* _Exercise material_

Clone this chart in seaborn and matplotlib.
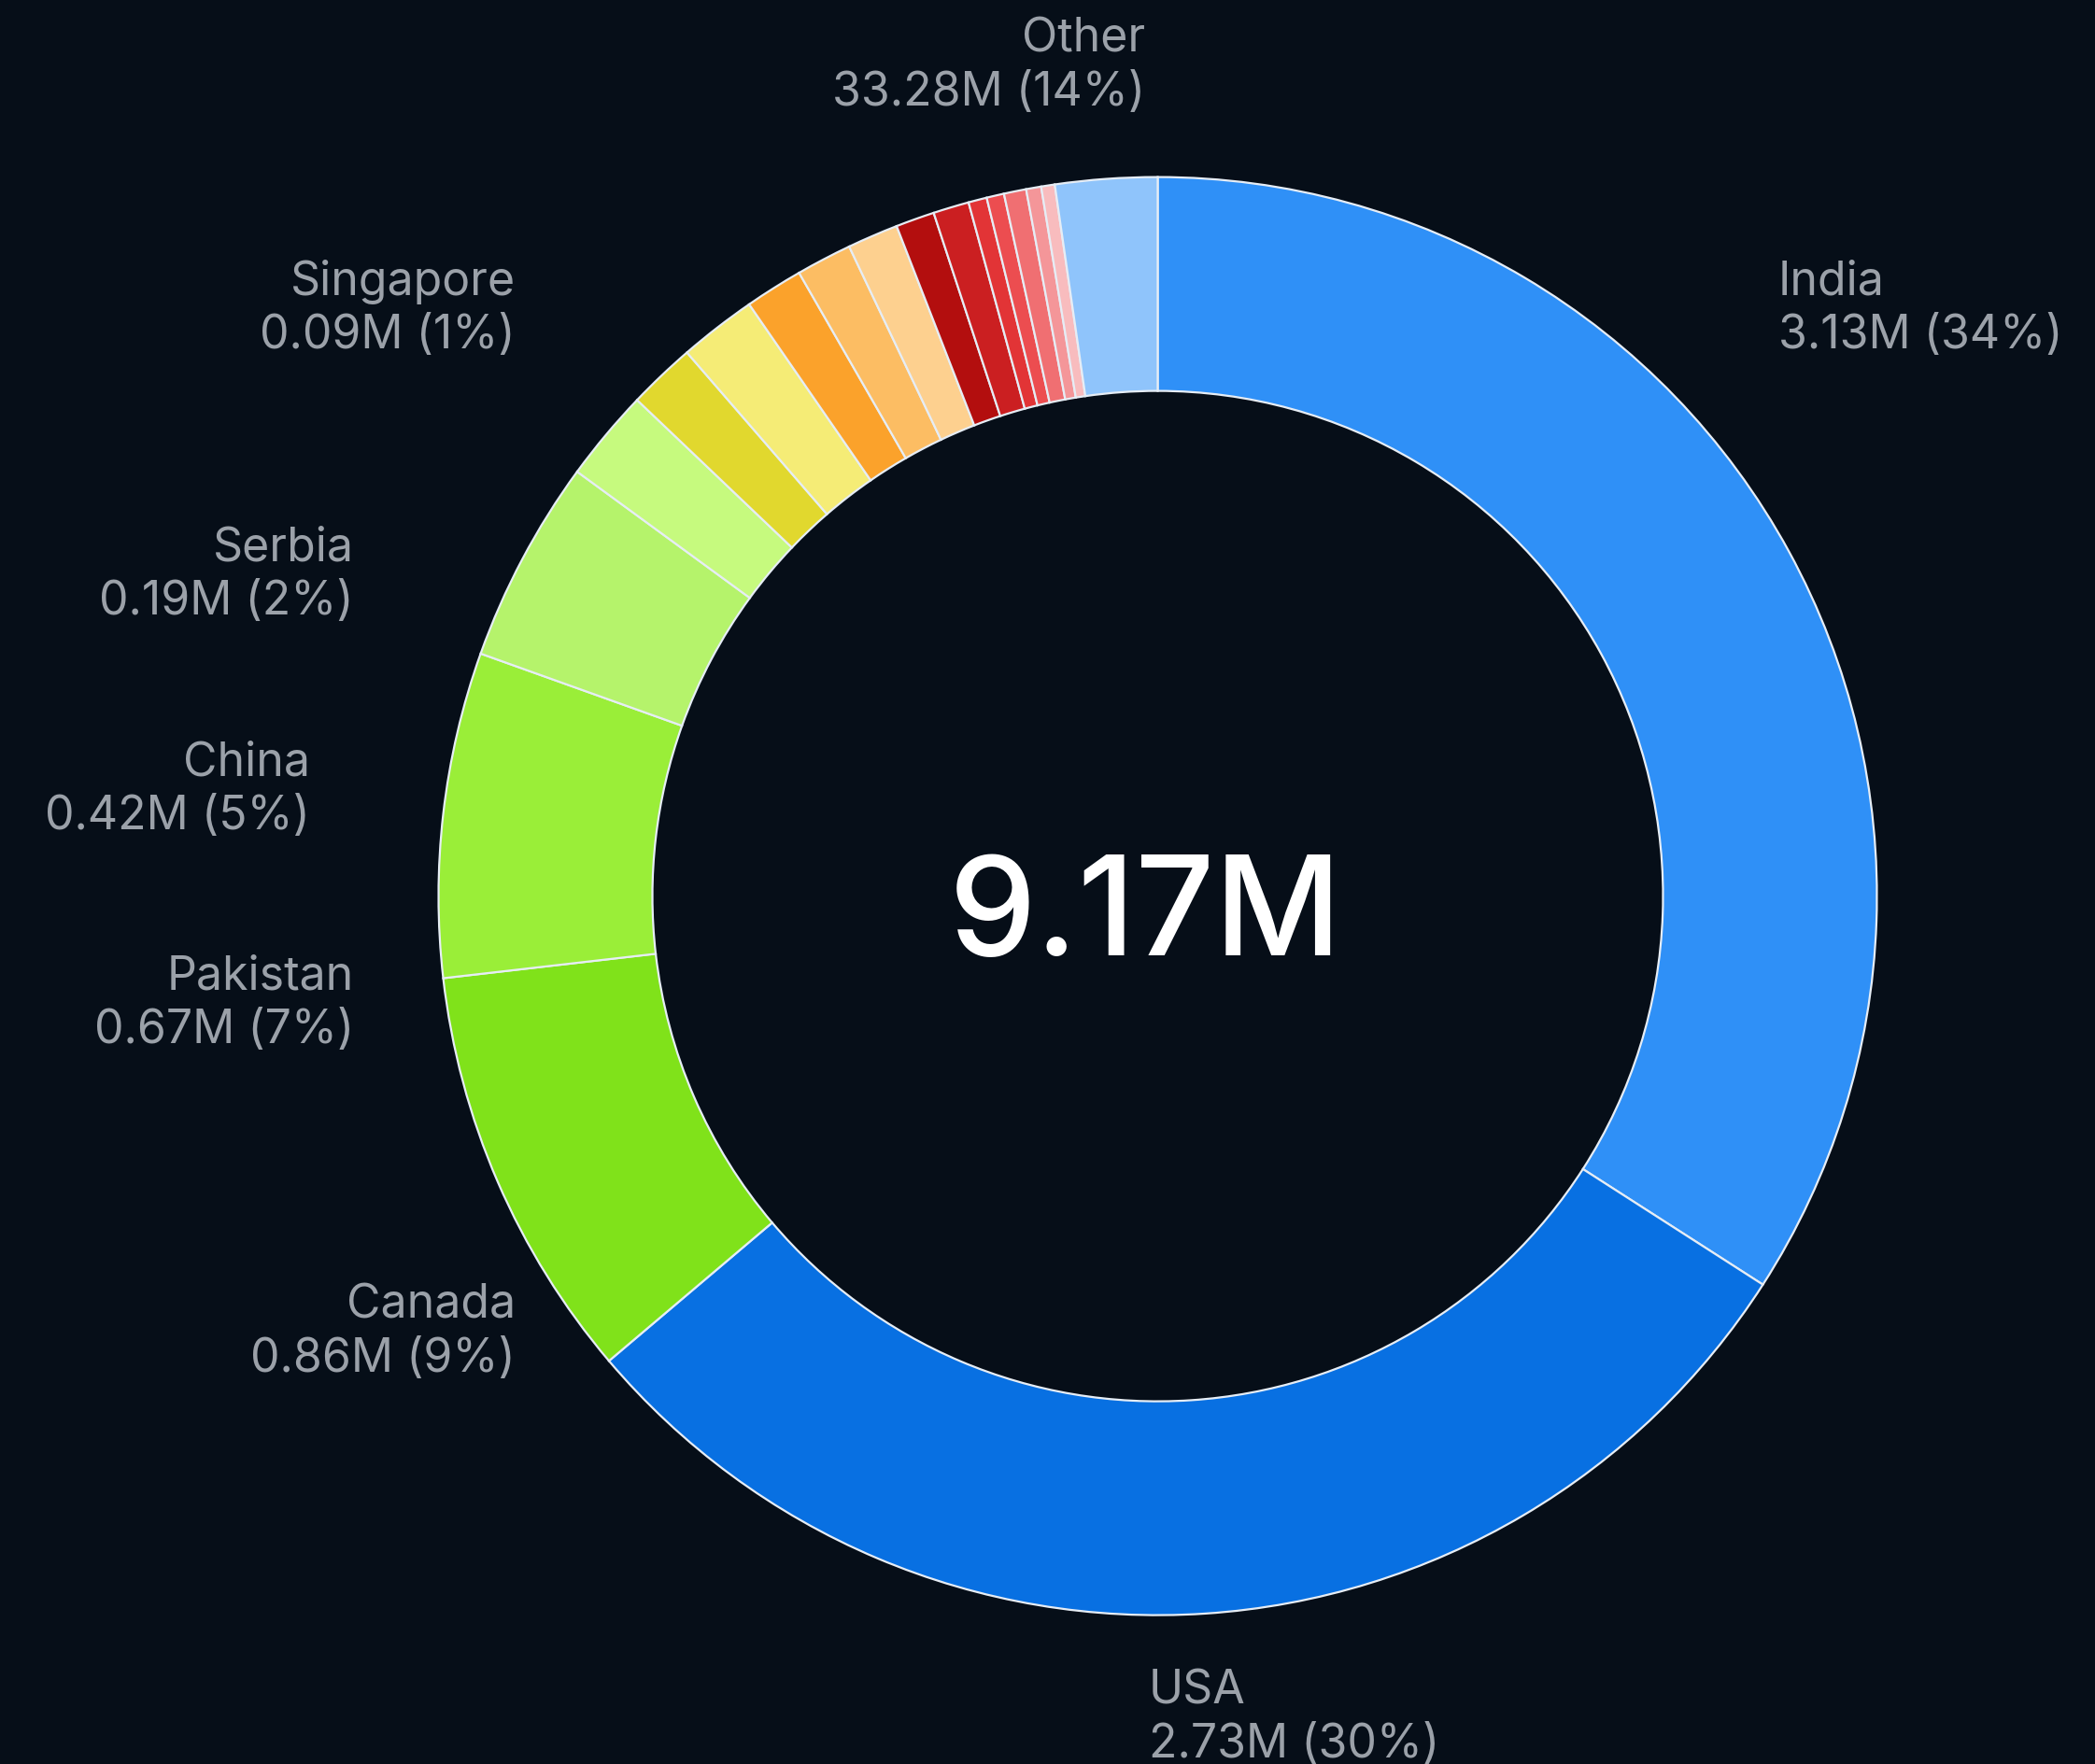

---

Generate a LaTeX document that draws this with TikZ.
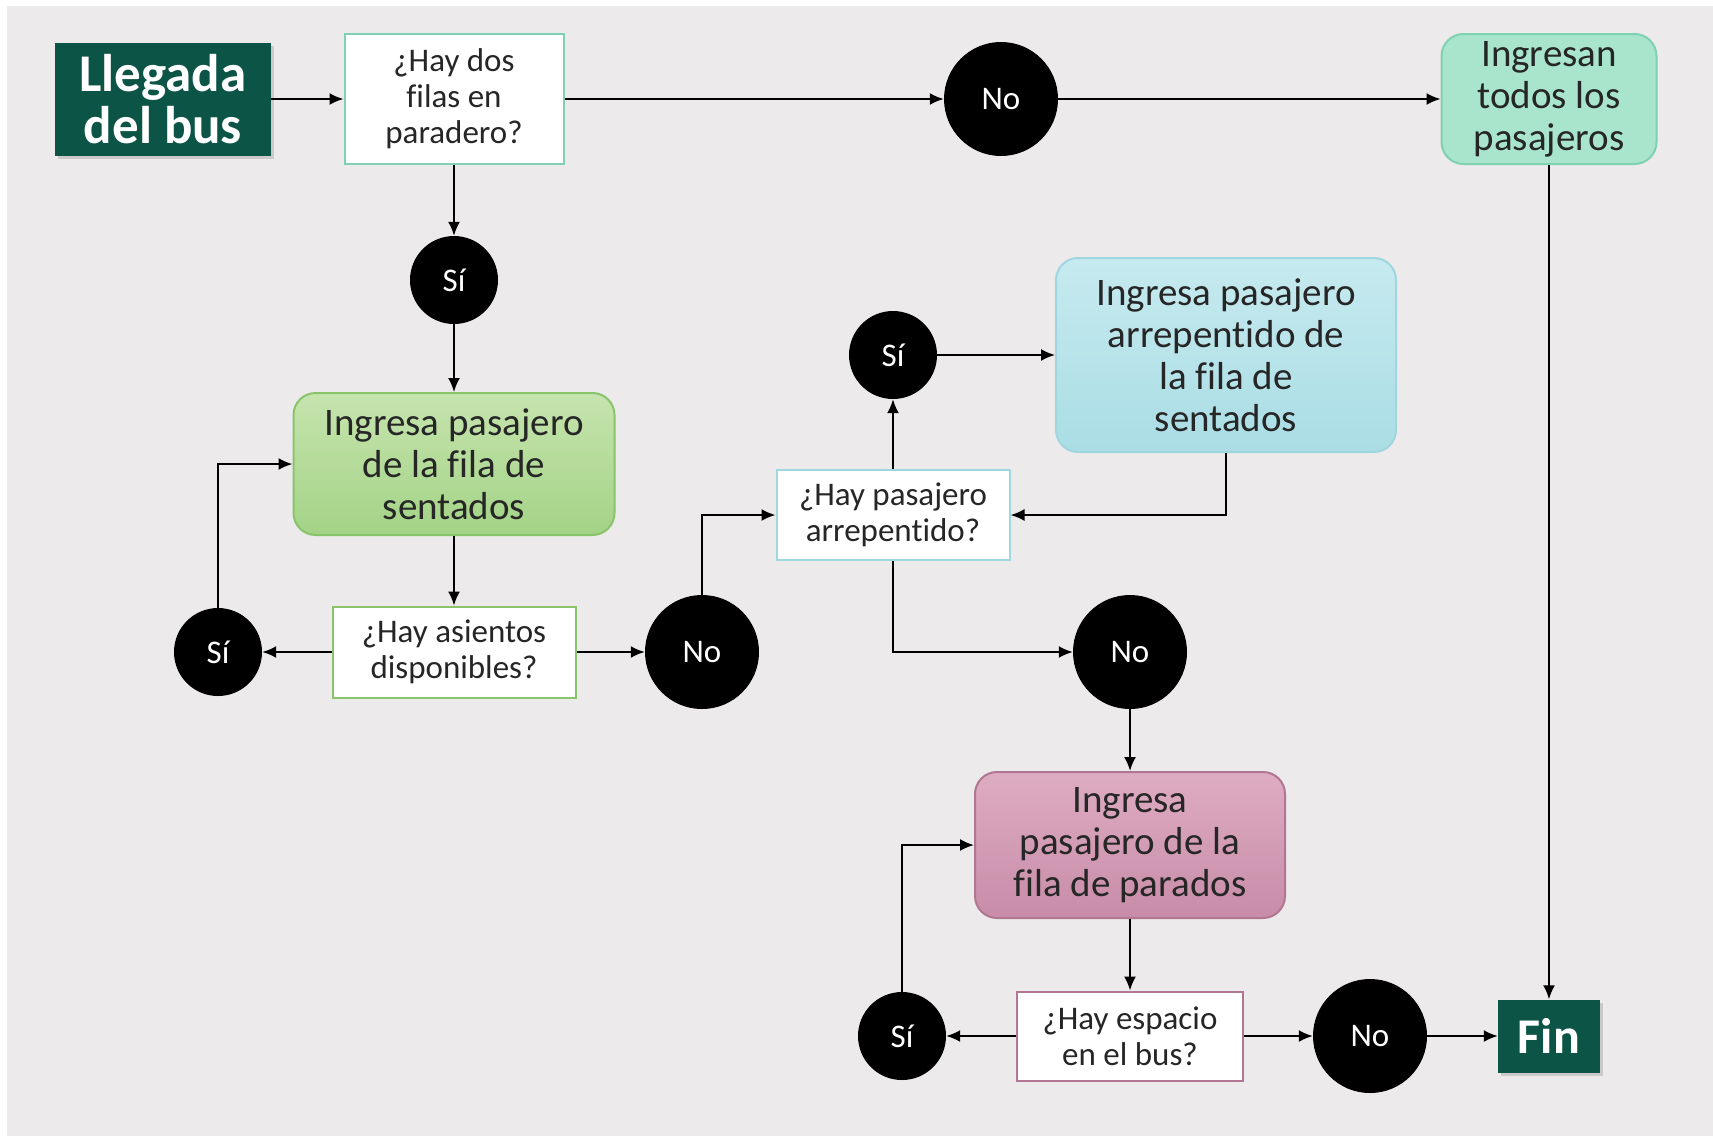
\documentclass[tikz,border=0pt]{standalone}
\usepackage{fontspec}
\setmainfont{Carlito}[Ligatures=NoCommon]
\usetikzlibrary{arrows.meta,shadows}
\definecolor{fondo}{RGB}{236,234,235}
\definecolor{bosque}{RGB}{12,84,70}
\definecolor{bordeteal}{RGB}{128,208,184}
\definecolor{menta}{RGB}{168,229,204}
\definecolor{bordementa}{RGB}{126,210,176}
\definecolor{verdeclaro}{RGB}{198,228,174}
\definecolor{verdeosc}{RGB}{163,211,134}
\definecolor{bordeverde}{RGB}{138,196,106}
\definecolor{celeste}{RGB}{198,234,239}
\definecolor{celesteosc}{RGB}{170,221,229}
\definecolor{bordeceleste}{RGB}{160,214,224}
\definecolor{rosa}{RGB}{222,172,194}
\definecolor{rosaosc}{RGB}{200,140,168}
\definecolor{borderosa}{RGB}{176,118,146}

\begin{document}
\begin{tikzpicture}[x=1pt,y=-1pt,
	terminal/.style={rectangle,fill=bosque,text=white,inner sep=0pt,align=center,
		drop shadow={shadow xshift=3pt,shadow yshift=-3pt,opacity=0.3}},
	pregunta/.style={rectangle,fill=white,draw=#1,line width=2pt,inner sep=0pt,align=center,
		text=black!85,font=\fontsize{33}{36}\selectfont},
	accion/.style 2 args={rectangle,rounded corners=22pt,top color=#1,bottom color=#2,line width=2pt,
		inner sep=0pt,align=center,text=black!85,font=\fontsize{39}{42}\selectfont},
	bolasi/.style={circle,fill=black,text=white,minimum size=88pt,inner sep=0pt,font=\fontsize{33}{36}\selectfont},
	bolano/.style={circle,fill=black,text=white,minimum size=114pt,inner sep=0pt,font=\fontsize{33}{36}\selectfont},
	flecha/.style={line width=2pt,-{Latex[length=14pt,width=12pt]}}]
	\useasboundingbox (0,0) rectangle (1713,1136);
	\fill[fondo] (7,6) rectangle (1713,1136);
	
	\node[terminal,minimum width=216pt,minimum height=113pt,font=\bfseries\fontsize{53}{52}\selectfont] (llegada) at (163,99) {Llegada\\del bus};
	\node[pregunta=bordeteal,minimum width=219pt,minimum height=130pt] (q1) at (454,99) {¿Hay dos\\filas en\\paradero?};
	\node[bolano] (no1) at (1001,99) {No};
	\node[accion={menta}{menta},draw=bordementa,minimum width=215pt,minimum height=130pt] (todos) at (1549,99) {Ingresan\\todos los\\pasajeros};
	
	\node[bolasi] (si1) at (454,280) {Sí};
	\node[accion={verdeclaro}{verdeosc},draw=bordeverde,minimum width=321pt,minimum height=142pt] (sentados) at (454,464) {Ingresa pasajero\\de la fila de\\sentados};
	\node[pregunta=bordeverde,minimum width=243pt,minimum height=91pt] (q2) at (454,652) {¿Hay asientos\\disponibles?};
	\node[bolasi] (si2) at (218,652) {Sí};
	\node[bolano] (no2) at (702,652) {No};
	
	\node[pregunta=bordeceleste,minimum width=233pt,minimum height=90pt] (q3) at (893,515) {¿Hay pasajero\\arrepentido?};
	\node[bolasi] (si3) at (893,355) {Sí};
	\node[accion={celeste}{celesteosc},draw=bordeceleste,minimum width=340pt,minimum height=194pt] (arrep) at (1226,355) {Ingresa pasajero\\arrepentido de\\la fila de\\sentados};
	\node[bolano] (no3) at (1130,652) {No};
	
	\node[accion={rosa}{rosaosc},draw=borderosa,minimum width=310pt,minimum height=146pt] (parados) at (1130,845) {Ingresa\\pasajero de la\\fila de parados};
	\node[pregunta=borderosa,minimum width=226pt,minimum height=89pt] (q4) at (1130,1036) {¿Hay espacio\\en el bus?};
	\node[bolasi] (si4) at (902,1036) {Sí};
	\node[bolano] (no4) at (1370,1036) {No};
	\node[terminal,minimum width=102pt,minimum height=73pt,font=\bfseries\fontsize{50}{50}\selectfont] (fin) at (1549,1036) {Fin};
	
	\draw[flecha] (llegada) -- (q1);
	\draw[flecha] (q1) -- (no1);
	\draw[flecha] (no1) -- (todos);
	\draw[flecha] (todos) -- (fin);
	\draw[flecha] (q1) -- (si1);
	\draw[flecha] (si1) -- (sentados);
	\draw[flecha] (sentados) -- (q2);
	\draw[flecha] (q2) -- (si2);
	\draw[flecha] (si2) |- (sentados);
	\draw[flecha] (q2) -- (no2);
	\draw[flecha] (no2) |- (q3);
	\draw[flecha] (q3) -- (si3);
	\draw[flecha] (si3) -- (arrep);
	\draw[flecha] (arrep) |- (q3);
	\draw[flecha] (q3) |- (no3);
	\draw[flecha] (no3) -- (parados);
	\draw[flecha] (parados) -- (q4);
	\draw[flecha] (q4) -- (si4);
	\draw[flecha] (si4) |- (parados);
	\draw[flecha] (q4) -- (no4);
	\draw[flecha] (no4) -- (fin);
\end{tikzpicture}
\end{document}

* _Given request_
Search the listing for the word "this". Copy every line in which it occurs.

* _Answer to the task_
Clone this chart in seaborn and matplotlib.
Generate a LaTeX document that draws this with TikZ.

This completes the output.